Scan the listing below. Report each line that includes "matplotlib".

:: DATASET EXTRACT ::

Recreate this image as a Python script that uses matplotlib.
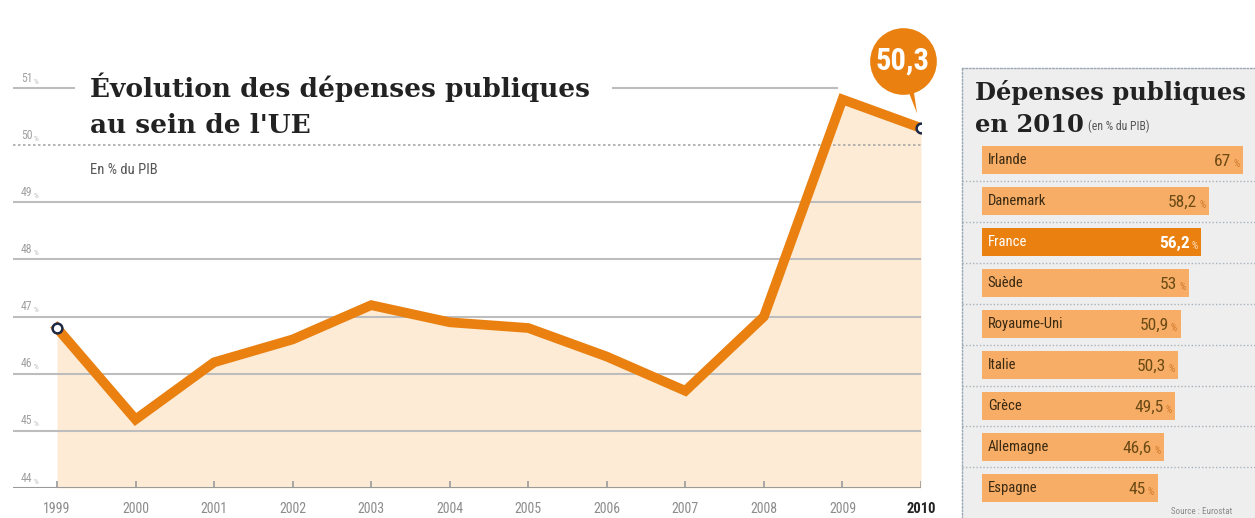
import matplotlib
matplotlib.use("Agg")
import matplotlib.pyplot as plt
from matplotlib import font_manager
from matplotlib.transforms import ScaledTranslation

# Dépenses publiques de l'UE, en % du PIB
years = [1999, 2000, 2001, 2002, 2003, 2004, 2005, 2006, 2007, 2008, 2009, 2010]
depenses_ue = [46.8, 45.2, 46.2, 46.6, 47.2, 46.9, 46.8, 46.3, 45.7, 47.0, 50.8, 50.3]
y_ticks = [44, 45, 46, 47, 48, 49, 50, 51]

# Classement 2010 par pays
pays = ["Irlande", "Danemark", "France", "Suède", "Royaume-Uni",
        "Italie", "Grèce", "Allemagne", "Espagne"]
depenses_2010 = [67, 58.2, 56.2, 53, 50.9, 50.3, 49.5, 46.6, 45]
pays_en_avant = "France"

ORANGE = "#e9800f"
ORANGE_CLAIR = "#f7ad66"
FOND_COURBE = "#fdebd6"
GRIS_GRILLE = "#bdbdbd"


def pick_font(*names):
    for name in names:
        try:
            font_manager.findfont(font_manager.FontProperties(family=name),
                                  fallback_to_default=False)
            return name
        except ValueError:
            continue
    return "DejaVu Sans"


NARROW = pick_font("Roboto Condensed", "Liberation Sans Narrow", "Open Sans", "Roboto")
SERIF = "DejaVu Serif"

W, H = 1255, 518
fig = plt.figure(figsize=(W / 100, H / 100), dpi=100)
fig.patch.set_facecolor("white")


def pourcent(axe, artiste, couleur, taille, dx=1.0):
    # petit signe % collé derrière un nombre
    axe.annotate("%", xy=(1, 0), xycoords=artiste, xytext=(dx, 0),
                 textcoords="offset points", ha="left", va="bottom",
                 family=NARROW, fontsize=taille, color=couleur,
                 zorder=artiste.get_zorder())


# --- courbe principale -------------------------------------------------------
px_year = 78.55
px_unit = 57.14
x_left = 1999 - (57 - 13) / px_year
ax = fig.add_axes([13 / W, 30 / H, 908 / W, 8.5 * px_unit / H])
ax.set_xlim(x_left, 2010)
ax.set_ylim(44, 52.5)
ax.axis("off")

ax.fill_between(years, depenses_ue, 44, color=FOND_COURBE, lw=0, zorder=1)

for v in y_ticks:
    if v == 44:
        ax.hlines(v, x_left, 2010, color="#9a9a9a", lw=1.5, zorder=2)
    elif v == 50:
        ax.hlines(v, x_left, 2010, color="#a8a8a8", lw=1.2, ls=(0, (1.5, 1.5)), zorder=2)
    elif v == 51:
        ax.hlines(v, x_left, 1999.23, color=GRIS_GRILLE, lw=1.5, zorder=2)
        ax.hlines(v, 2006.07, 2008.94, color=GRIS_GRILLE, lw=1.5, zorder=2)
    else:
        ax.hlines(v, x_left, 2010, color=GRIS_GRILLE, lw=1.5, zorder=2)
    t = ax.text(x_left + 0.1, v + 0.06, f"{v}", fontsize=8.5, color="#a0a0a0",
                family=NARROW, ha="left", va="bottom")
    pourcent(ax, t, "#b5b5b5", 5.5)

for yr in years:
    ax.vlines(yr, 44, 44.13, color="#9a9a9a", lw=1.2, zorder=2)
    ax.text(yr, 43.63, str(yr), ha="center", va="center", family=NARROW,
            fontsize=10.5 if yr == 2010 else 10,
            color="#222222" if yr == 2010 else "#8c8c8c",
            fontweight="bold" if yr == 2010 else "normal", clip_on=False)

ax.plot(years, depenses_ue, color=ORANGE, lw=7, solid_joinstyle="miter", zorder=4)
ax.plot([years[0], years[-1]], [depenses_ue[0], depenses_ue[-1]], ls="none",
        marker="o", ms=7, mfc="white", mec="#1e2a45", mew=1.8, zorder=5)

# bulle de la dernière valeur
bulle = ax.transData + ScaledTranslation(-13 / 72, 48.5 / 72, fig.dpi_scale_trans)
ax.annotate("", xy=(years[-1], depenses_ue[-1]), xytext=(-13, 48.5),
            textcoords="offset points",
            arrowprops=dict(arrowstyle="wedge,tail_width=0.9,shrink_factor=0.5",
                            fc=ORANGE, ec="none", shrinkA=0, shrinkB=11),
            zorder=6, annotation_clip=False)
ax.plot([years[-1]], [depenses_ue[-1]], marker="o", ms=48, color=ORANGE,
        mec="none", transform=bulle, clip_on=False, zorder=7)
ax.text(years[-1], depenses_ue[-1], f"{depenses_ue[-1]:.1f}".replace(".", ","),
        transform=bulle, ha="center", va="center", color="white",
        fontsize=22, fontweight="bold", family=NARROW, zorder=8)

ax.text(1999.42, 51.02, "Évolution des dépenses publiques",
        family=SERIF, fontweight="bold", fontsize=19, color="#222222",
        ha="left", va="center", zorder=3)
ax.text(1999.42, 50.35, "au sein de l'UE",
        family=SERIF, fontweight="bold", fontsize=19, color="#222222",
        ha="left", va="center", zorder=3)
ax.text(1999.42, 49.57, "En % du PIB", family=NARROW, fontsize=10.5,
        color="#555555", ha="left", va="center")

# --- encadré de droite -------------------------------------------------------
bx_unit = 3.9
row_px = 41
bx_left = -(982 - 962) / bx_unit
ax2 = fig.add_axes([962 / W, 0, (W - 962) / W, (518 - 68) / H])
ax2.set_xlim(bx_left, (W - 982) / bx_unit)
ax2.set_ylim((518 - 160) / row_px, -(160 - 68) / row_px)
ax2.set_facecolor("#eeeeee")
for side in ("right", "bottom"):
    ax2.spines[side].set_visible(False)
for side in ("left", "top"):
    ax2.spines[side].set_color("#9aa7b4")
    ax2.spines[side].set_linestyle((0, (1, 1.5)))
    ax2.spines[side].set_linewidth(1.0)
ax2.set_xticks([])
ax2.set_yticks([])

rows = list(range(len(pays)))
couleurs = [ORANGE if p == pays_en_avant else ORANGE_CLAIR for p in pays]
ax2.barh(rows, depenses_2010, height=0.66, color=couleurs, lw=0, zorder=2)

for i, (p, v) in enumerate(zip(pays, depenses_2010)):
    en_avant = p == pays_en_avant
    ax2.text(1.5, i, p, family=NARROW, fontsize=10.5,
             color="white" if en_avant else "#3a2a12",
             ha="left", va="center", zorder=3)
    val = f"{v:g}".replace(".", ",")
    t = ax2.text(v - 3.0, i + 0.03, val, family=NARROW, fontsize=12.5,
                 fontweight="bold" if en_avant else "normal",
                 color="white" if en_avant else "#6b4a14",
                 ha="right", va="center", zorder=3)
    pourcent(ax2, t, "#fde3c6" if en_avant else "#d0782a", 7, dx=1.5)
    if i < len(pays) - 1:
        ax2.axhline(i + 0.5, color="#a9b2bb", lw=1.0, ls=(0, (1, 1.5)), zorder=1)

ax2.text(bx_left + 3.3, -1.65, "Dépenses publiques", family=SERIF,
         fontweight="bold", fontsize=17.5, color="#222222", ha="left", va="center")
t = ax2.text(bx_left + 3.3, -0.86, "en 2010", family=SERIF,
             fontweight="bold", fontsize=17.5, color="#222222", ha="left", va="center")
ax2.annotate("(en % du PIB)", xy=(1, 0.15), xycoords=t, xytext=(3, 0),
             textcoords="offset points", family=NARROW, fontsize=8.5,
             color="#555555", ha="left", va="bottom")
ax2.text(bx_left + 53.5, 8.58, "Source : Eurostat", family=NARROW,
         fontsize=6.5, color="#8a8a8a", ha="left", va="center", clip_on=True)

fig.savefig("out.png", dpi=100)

:::

### ANSWER FOR THIS EXERCISE
Recreate this image as a Python script that uses matplotlib.
import matplotlib
matplotlib.use("Agg")
import matplotlib.pyplot as plt
from matplotlib import font_manager
from matplotlib.transforms import ScaledTranslation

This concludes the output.